_DIRECTION:_
Quote, verbatim, all material below, without pictures.

-*-

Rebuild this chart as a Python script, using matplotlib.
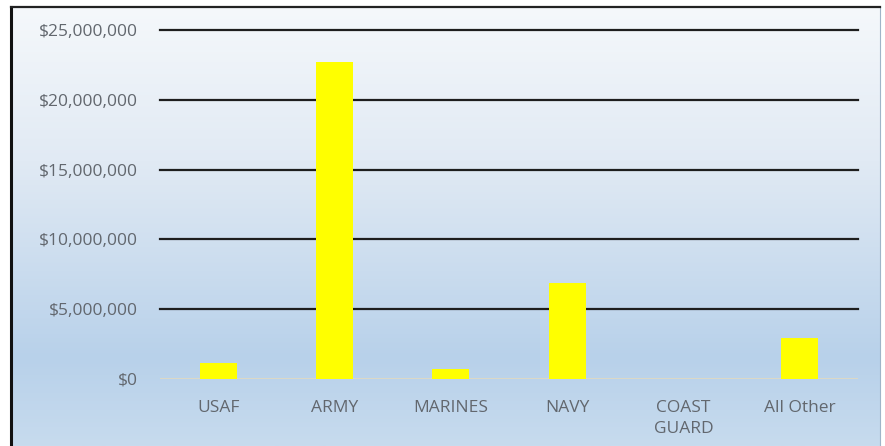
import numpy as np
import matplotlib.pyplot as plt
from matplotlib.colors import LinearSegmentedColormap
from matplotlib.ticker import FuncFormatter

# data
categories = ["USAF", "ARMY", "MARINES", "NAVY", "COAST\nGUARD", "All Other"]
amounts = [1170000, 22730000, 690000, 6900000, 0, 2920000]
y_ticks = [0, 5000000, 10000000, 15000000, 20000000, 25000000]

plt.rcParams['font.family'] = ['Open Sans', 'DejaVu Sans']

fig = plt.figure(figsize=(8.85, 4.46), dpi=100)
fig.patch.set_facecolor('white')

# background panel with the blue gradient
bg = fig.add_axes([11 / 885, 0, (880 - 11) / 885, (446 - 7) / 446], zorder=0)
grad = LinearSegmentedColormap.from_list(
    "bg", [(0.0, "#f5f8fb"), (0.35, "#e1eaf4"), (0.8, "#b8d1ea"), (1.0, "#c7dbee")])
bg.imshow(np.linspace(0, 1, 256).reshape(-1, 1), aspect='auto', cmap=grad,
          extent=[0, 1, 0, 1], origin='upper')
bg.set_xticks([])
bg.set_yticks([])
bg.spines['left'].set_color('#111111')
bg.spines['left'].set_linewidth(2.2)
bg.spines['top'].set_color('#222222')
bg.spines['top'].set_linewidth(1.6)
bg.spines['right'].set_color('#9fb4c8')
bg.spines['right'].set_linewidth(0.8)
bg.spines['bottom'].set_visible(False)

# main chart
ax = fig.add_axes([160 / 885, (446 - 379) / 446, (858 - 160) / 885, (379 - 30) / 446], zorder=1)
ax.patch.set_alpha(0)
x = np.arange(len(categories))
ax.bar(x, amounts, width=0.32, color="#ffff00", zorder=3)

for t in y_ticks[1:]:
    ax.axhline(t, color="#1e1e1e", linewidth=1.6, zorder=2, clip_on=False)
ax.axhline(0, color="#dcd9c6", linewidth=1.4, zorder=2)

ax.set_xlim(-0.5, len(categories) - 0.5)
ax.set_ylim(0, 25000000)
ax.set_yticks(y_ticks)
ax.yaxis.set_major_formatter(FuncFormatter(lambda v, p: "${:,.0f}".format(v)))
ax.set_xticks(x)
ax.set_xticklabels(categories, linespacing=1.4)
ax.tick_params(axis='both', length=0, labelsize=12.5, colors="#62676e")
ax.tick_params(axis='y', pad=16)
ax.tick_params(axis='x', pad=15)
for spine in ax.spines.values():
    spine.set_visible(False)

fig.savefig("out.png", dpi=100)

-*-

_ANSWER TO THIS EXERCISE:_
Rebuild this chart as a Python script, using matplotlib.
import numpy as np
import matplotlib.pyplot as plt
from matplotlib.colors import LinearSegmentedColormap
from matplotlib.ticker import FuncFormatter

# data
categories = ["USAF", "ARMY", "MARINES", "NAVY", "COAST\nGUARD", "All Other"]
amounts = [1170000, 22730000, 690000, 6900000, 0, 2920000]
y_ticks = [0, 5000000, 10000000, 15000000, 20000000, 25000000]

plt.rcParams['font.family'] = ['Open Sans', 'DejaVu Sans']

fig = plt.figure(figsize=(8.85, 4.46), dpi=100)
fig.patch.set_facecolor('white')

# background panel with the blue gradient
bg = fig.add_axes([11 / 885, 0, (880 - 11) / 885, (446 - 7) / 446], zorder=0)
grad = LinearSegmentedColormap.from_list(
    "bg", [(0.0, "#f5f8fb"), (0.35, "#e1eaf4"), (0.8, "#b8d1ea"), (1.0, "#c7dbee")])
bg.imshow(np.linspace(0, 1, 256).reshape(-1, 1), aspect='auto', cmap=grad,
          extent=[0, 1, 0, 1], origin='upper')
bg.set_xticks([])
bg.set_yticks([])
bg.spines['left'].set_color('#111111')
bg.spines['left'].set_linewidth(2.2)
bg.spines['top'].set_color('#222222')
bg.spines['top'].set_linewidth(1.6)
bg.spines['right'].set_color('#9fb4c8')
bg.spines['right'].set_linewidth(0.8)
bg.spines['bottom'].set_visible(False)

# main chart
ax = fig.add_axes([160 / 885, (446 - 379) / 446, (858 - 160) / 885, (379 - 30) / 446], zorder=1)
ax.patch.set_alpha(0)
x = np.arange(len(categories))
ax.bar(x, amounts, width=0.32, color="#ffff00", zorder=3)

for t in y_ticks[1:]:
    ax.axhline(t, color="#1e1e1e", linewidth=1.6, zorder=2, clip_on=False)
ax.axhline(0, color="#dcd9c6", linewidth=1.4, zorder=2)

ax.set_xlim(-0.5, len(categories) - 0.5)
ax.set_ylim(0, 25000000)
ax.set_yticks(y_ticks)
ax.yaxis.set_major_formatter(FuncFormatter(lambda v, p: "${:,.0f}".format(v)))
ax.set_xticks(x)
ax.set_xticklabels(categories, linespacing=1.4)
ax.tick_params(axis='both', length=0, labelsize=12.5, colors="#62676e")
ax.tick_params(axis='y', pad=16)
ax.tick_params(axis='x', pad=15)
for spine in ax.spines.values():
    spine.set_visible(False)

fig.savefig("out.png", dpi=100)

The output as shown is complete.